Johannes Stroebel, 12 November 2021
Paper: A Quantity-Based Approach to Constructing Climate Risk Hedge Portfolios
Abstract: We propose a new methodology to build portfolios that hedge climate change risks. Our quantity-based approach explores how mutual funds holdings change when the fund adviser experiences a local extreme heat event that shifts beliefs about climate risks. We use the observed trading behavior to predict how investors will reallocate their capital when “global” climate news shocks occur, which shift the beliefs and asset demands of many investors simultaneously and thus move equilibrium prices. We show that a portfolio that holds stocks that investors tend to buy after experiencing a local heat shock appreciates in value in periods with aggregate climate news shocks. Our quantity-based approach yields superior out-of-sample hedging performance compared to traditional methods of identifying hedge portfolios. The key advantage of the quantity-based approach is that it learns from cross-sectional trading responses rather than time-series price information, which is limited in the case of climate risks. We also demonstrate the efficacy and versatility of the quantity-based approach by constructing successful hedge portfolios for aggregate unemployment and house price risk.
About Johannes Stroebel
Johannes Stroebel is the David S. Loeb Professor of Finance and the Boxer Faculty Fellow at the New York University Stern School of Business.

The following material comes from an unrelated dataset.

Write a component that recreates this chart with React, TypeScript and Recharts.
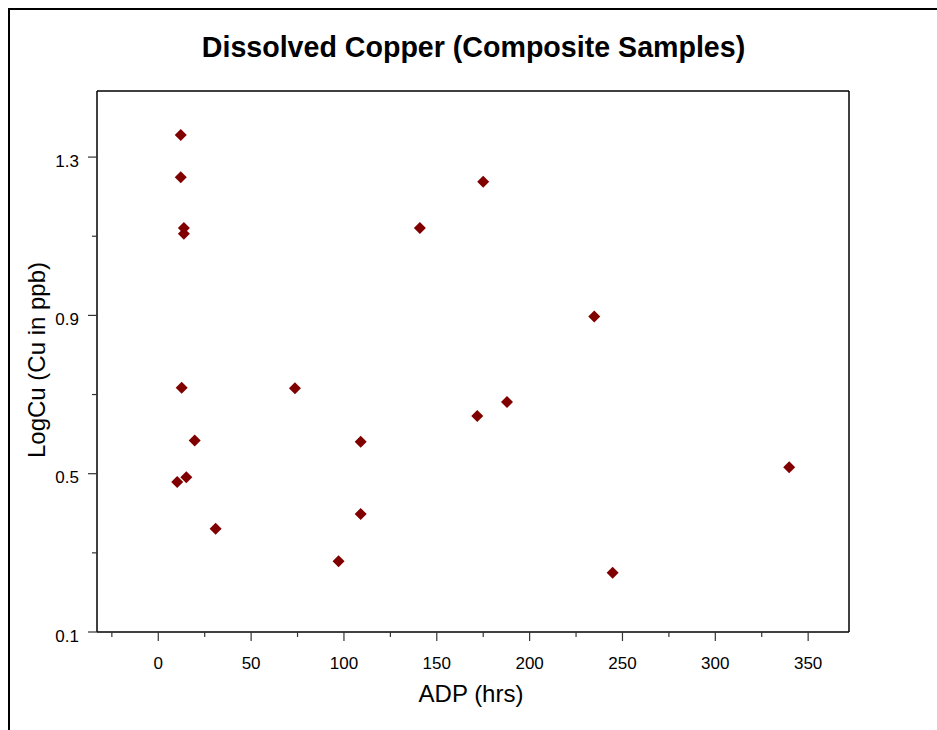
import React from "react";
import { ScatterChart, Scatter, XAxis, YAxis } from "recharts";

// Values
const adpHours = [
  12.1, 12.1, 13.8, 13.8, 12.6, 19.6, 15.1, 10.2, 30.9, 73.6,
  97.1, 109.0, 109.0, 140.9, 175.0, 171.8, 187.8, 234.8, 244.7, 339.8,
];
const logCu = [
  1.356, 1.249, 1.121, 1.106, 0.717, 0.584, 0.491, 0.479, 0.361, 0.716,
  0.279, 0.581, 0.398, 1.121, 1.238, 0.646, 0.681, 0.897, 0.25, 0.516,
];
const xTicks = [-25, 0, 25, 50, 75, 100, 125, 150, 175, 200, 225, 250, 275, 300, 325, 350];
const yTicks = [0.1, 0.3, 0.5, 0.7, 0.9, 1.1, 1.3];

const points = adpHours.map((x, i) => ({ x, y: logCu[i] }));

const FONT = "Arial, 'Liberation Sans', sans-serif";
const X_DOMAIN: [number, number] = [-33, 372];
const Y_DOMAIN: [number, number] = [0.1, 1.467];

const XTick = (props: any) => {
  const { x, y, payload } = props;
  const major = payload.value % 50 === 0;
  return (
    <g>
      <line x1={x} y1={y} x2={x} y2={y + (major ? 9 : 5)} stroke="#333" strokeWidth={1.2} />
      {major && (
        <text x={x} y={y + 37} textAnchor="middle" fontSize={17} fontFamily={FONT} fill="#000">
          {payload.value}
        </text>
      )}
    </g>
  );
};

const YTick = (props: any) => {
  const { x, y, payload } = props;
  const major = Math.round(payload.value * 10) % 4 === 1;
  return (
    <g>
      <line x1={x} y1={y} x2={x - (major ? 9 : 5)} y2={y} stroke="#333" strokeWidth={1.2} />
      {major && (
        <text x={x - 18} y={y + 9.5} textAnchor="end" fontSize={17} fontFamily={FONT} fill="#000">
          {payload.value.toFixed(1)}
        </text>
      )}
    </g>
  );
};

// small maroon diamond marker
const Diamond = (props: any) => {
  const { cx, cy } = props;
  if (cx == null || cy == null) return null;
  const r = 6;
  return (
    <polygon
      points={`${cx},${cy - r} ${cx + r},${cy} ${cx},${cy + r} ${cx - r},${cy}`}
      fill="#800000"
    />
  );
};

export default function App() {
  return (
    <div
      style={{
        position: "absolute",
        left: 8,
        top: 8,
        width: 929,
        height: 722,
        boxSizing: "border-box",
        borderTop: "2px solid #000",
        borderLeft: "2px solid #000",
        background: "#fff",
        fontFamily: FONT,
      }}
    >
      <div
        style={{
          position: "absolute",
          left: -1,
          top: 23,
          width: 929,
          textAlign: "center",
          fontSize: 28.6,
          lineHeight: "28px",
          fontWeight: "bold",
          whiteSpace: "nowrap",
        }}
      >
        Dissolved Copper (Composite Samples)
      </div>
      <ScatterChart
        width={927}
        height={720}
        margin={{ top: 80, left: 86, right: 87, bottom: 97 }}
      >
        <XAxis
          type="number"
          dataKey="x"
          domain={X_DOMAIN}
          ticks={xTicks}
          interval={0}
          allowDataOverflow
          height={1}
          tickSize={0}
          tickMargin={0}
          tickLine={false}
          tick={<XTick />}
          axisLine={{ stroke: "#000", strokeWidth: 1.5 }}
        />
        <XAxis
          xAxisId="top"
          orientation="top"
          type="number"
          domain={X_DOMAIN}
          height={1}
          tick={false}
          tickLine={false}
          axisLine={{ stroke: "#000", strokeWidth: 1.5 }}
        />
        <YAxis
          type="number"
          dataKey="y"
          domain={Y_DOMAIN}
          ticks={yTicks}
          interval={0}
          allowDataOverflow
          width={1}
          tickSize={0}
          tickMargin={0}
          tickLine={false}
          tick={<YTick />}
          axisLine={{ stroke: "#000", strokeWidth: 1.5 }}
        />
        <YAxis
          yAxisId="right"
          orientation="right"
          type="number"
          domain={Y_DOMAIN}
          width={1}
          tick={false}
          tickLine={false}
          axisLine={{ stroke: "#000", strokeWidth: 1.5 }}
        />
        <Scatter data={points} shape={<Diamond />} isAnimationActive={false} />
      </ScatterChart>
      <div
        style={{
          position: "absolute",
          left: 461,
          top: 672,
          fontSize: 24,
          lineHeight: "24px",
          whiteSpace: "nowrap",
          transform: "translateX(-50%)",
        }}
      >
        ADP (hrs)
      </div>
      <div
        style={{
          position: "absolute",
          left: 27,
          top: 350,
          fontSize: 24,
          lineHeight: "24px",
          whiteSpace: "nowrap",
          transform: "translate(-50%, -50%) rotate(-90deg)",
        }}
      >
        LogCu (Cu in ppb)
      </div>
    </div>
  );
}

Alex Edmans, 8 October 2021
Paper: CEO Compensation: Evidence From the Field
Abstract: We survey directors and investors on the objectives, constraints, and determinants of CEO pay. 67% of directors would sacrifice shareholder value to avoid controversy on CEO pay, implying they face significant constraints other than participation and incentive compatibility. These constraints lead to lower pay levels and more one-size-fits-all structures. Shareholders are the main source of constraints, suggesting directors and investors disagree on how to maximize value. Respondents view intrinsic motivation and reputation as stronger motivators than incentive pay. They believe pay matters to CEOs not to finance consumption, but because it affects perceptions of fairness. The need to fairly recognize the CEO’s contribution explains why flow pay responds to performance, even though CEOs’ equity holdings already provide substantial consumption incentives, and why peer firm pay matters beyond retention concerns. Fairness also matters to investors, with shareholder returns an important reference point. This causes CEO pay to be affected by external risks, in contrast to optimal risk sharing.
About Alex Edmans
Alex Edmans is Professor of Finance at London Business School and Academic Director of the Centre for Corporate Governance.